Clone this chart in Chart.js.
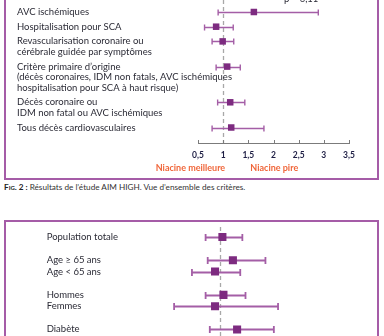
<!DOCTYPE html>
<html><head><meta charset="utf-8">
<script src="https://cdn.jsdelivr.net/npm/chart.js@4.4.1/dist/chart.umd.min.js"></script>
<style>
html,body{margin:0;padding:0;background:#fff;width:384px;height:336px;overflow:hidden;position:relative;font-family:Lato,sans-serif;}
.box{position:absolute;border:2px solid #a55ca7;box-sizing:border-box;}
#box1{left:4px;top:-20px;width:375px;height:200px;}
#box2{left:4px;top:220px;width:375px;height:140px;}
canvas{position:absolute;left:0;}
#c1{top:0;}
#c2{top:221px;}
#cap{position:absolute;left:4px;top:182px;font-size:8.2px;line-height:10px;color:#333;white-space:nowrap;}
#cap b{font-variant:small-caps;color:#222;}
</style></head>
<body>
<div class="box" id="box1"></div>
<div class="box" id="box2"></div>
<canvas id="c1" width="384" height="180"></canvas>
<canvas id="c2" width="384" height="115"></canvas>
<div id="cap"><b>Fig. 2 :</b> Résultats de l’étude AIM HIGH. Vue d’ensemble des critères.</div>
<script>
// ---- Data: top panel (outcomes) ----
const outcomeLabels = [
  ["AVC ischémiques"],
  ["Hospitalisation pour SCA"],
  ["Revascularisation coronaire ou", "cérébrale guidée par symptômes"],
  ["Critère primaire d’origine", "(décès coronaires, IDM non fatals, AVC ischémiques", "hospitalisation pour SCA à haut risque)"],
  ["Décès coronaire ou", "IDM non fatal ou AVC ischémiques"],
  ["Tous décès cardiovasculaires"]
];
const outcomeHR   = [1.61, 0.86, 0.99, 1.08, 1.14, 1.16];
const outcomeLow  = [0.90, 0.63, 0.78, 0.86, 0.89, 0.78];
const outcomeHigh = [2.89, 1.20, 1.21, 1.34, 1.43, 1.81];
const xTicks = [0.5, 1, 1.5, 2, 2.5, 3, 3.5];
const pValueText = "p = 0,11";
const betterLabel = "Niacine meilleure";
const worseLabel = "Niacine pire";

// ---- Data: bottom panel (subgroups) ----
const subgroupLabels = ["Population totale", "Age ≥ 65 ans", "Age < 65 ans", "Hommes", "Femmes", "Diabète"];
const subgroupGroup  = [0, 1, 1, 2, 2, 3];
const subgroupHR   = [1.02, 1.12, 0.95, 1.03, 0.95, 1.16];
const subgroupLow  = [0.86, 0.88, 0.73, 0.86, 0.56, 0.90];
const subgroupHigh = [1.21, 1.43, 1.19, 1.24, 1.55, 1.51];

// row positions (in text-line units) derived from label line counts / groups
const GAP = 0.4;
const outcomePos = [];
let acc = 0;
outcomeLabels.forEach(l => { outcomePos.push(acc); acc += l.length + GAP; });
const subgroupPos = subgroupLabels.map((l, i) => i + subgroupGroup[i] * 1.06);

const MARK = '#7d2b80', CI = '#a45ea6', TXT = '#2b2b36';

function forestPlugin(cfg) {
  return {
    id: 'forest' + cfg.id,
    beforeDatasetsDraw(chart) {
      const {ctx, chartArea: a, scales: {x, y}} = chart;
      ctx.save();
      const rx = Math.round(x.getPixelForValue(1)) + 0.5;
      ctx.strokeStyle = '#a8a8a8'; ctx.lineWidth = 1.3; ctx.setLineDash([4, 3]);
      ctx.beginPath(); ctx.moveTo(rx, a.top + cfg.refTop); ctx.lineTo(rx, a.bottom); ctx.stroke();
      ctx.setLineDash([]);
      ctx.strokeStyle = CI; ctx.lineWidth = cfg.ciWidth;
      cfg.low.forEach((lo, i) => {
        const py = Math.round(y.getPixelForValue(cfg.pos[i])) + 0.5;
        const x0 = x.getPixelForValue(lo), x1 = x.getPixelForValue(cfg.high[i]);
        ctx.beginPath();
        ctx.moveTo(x0, py); ctx.lineTo(x1, py);
        ctx.moveTo(x0, py - cfg.cap); ctx.lineTo(x0, py + cfg.cap);
        ctx.moveTo(x1, py - cfg.cap); ctx.lineTo(x1, py + cfg.cap);
        ctx.stroke();
      });
      ctx.fillStyle = TXT; ctx.font = cfg.font; ctx.textBaseline = 'middle'; ctx.textAlign = 'left';
      cfg.labels.forEach((lines, i) => {
        (Array.isArray(lines) ? lines : [lines]).forEach((t, k) => {
          ctx.fillText(t, cfg.labelX, y.getPixelForValue(cfg.pos[i] + k * cfg.lineStep));
        });
      });
      ctx.restore();
    }
  };
}

const axisExtras = {
  id: 'axisExtras',
  afterDraw(chart) {
    const {ctx, chartArea: a, scales: {x, y}} = chart;
    ctx.save();
    ctx.strokeStyle = '#7b7b7b'; ctx.lineWidth = 1;
    ctx.beginPath();
    xTicks.forEach(v => {
      const px = Math.round(x.getPixelForValue(v)) + 0.5;
      ctx.moveTo(px, a.bottom - 3); ctx.lineTo(px, a.bottom + 1);
    });
    ctx.stroke();
    ctx.fillStyle = '#f0663a'; ctx.font = 'bold 9px Lato'; ctx.textBaseline = 'middle';
    ctx.textAlign = 'right'; ctx.fillText(betterLabel, x.getPixelForValue(1) + 2, a.bottom + 25);
    ctx.textAlign = 'left'; ctx.fillText(worseLabel, x.getPixelForValue(1.5) + 2, a.bottom + 25);
    ctx.fillStyle = TXT; ctx.font = '9.5px Lato'; ctx.textAlign = 'center';
    ctx.fillText(pValueText, x.getPixelForValue(2.55), y.getPixelForValue(outcomePos[0]) - 13);
    ctx.restore();
  }
};

new Chart(document.getElementById('c1'), {
  type: 'scatter',
  data: { datasets: [{
    data: outcomeHR.map((v, i) => ({x: v, y: outcomePos[i]})),
    pointStyle: 'rect', pointRadius: 4.6, pointHoverRadius: 4.6,
    backgroundColor: MARK, borderWidth: 0
  }]},
  options: {
    responsive: false, animation: false, events: [],
    layout: { autoPadding: false, padding: {left: 198, right: 35, top: 0, bottom: 0} },
    plugins: { legend: {display: false}, tooltip: {enabled: false} },
    scales: {
      x: {
        type: 'linear', min: 0.5, max: 3.5,
        afterBuildTicks: s => { s.ticks = xTicks.map(v => ({value: v})); },
        afterFit: s => { s.height = 37; },
        ticks: { callback: v => String(v).replace('.', ','), font: {family: 'Lato', size: 8.5, weight: 'bold'},
                 color: '#1e1e44', padding: 7, maxRotation: 0, autoSkip: false },
        grid: { display: false, drawTicks: false },
        border: { display: true, color: '#7b7b7b', width: 1 }
      },
      y: { type: 'linear', reverse: true, min: -12 / 10.5, max: (143 - 12) / 10.5, display: false }
    }
  },
  plugins: [forestPlugin({id: 1, labels: outcomeLabels, pos: outcomePos, low: outcomeLow, high: outcomeHigh,
    labelX: 17, font: '9.5px Lato', lineStep: 1, cap: 3, ciWidth: 1.4, refTop: 0}), axisExtras]
});

new Chart(document.getElementById('c2'), {
  type: 'scatter',
  data: { datasets: [{
    data: subgroupHR.map((v, i) => ({x: v, y: subgroupPos[i]})),
    pointStyle: 'rect', pointRadius: 5.7, pointHoverRadius: 5.7,
    backgroundColor: MARK, borderWidth: 0
  }]},
  options: {
    responsive: false, animation: false, events: [],
    layout: { autoPadding: false, padding: {left: 115.3, right: 58.7, top: 0, bottom: 0} },
    plugins: { legend: {display: false}, tooltip: {enabled: false} },
    scales: {
      x: { type: 'linear', min: 0, max: 2, display: false },
      y: { type: 'linear', reverse: true, min: -16 / 11.3, max: 99 / 11.3, display: false }
    }
  },
  plugins: [forestPlugin({id: 2, labels: subgroupLabels, pos: subgroupPos, low: subgroupLow, high: subgroupHigh,
    labelX: 46.7, font: '9.5px Lato', lineStep: 1, cap: 3.5, ciWidth: 1.8, refTop: 6})]
});
</script>
</body></html>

◇ ◇ ◇ ◇ ◇

**What the exercise asks:** Output exactly the span of lines from the top of the listing through the line holding "const subgroupHigh = [1.21, 1.43, 1.19, 1.24, 1.55, 1.51];", and leave every picture out.

**Response to this task:**
Clone this chart in Chart.js.
<!DOCTYPE html>
<html><head><meta charset="utf-8">
<script src="https://cdn.jsdelivr.net/npm/chart.js@4.4.1/dist/chart.umd.min.js"></script>
<style>
html,body{margin:0;padding:0;background:#fff;width:384px;height:336px;overflow:hidden;position:relative;font-family:Lato,sans-serif;}
.box{position:absolute;border:2px solid #a55ca7;box-sizing:border-box;}
#box1{left:4px;top:-20px;width:375px;height:200px;}
#box2{left:4px;top:220px;width:375px;height:140px;}
canvas{position:absolute;left:0;}
#c1{top:0;}
#c2{top:221px;}
#cap{position:absolute;left:4px;top:182px;font-size:8.2px;line-height:10px;color:#333;white-space:nowrap;}
#cap b{font-variant:small-caps;color:#222;}
</style></head>
<body>
<div class="box" id="box1"></div>
<div class="box" id="box2"></div>
<canvas id="c1" width="384" height="180"></canvas>
<canvas id="c2" width="384" height="115"></canvas>
<div id="cap"><b>Fig. 2 :</b> Résultats de l’étude AIM HIGH. Vue d’ensemble des critères.</div>
<script>
// ---- Data: top panel (outcomes) ----
const outcomeLabels = [
  ["AVC ischémiques"],
  ["Hospitalisation pour SCA"],
  ["Revascularisation coronaire ou", "cérébrale guidée par symptômes"],
  ["Critère primaire d’origine", "(décès coronaires, IDM non fatals, AVC ischémiques", "hospitalisation pour SCA à haut risque)"],
  ["Décès coronaire ou", "IDM non fatal ou AVC ischémiques"],
  ["Tous décès cardiovasculaires"]
];
const outcomeHR   = [1.61, 0.86, 0.99, 1.08, 1.14, 1.16];
const outcomeLow  = [0.90, 0.63, 0.78, 0.86, 0.89, 0.78];
const outcomeHigh = [2.89, 1.20, 1.21, 1.34, 1.43, 1.81];
const xTicks = [0.5, 1, 1.5, 2, 2.5, 3, 3.5];
const pValueText = "p = 0,11";
const betterLabel = "Niacine meilleure";
const worseLabel = "Niacine pire";

// ---- Data: bottom panel (subgroups) ----
const subgroupLabels = ["Population totale", "Age ≥ 65 ans", "Age < 65 ans", "Hommes", "Femmes", "Diabète"];
const subgroupGroup  = [0, 1, 1, 2, 2, 3];
const subgroupHR   = [1.02, 1.12, 0.95, 1.03, 0.95, 1.16];
const subgroupLow  = [0.86, 0.88, 0.73, 0.86, 0.56, 0.90];
const subgroupHigh = [1.21, 1.43, 1.19, 1.24, 1.55, 1.51];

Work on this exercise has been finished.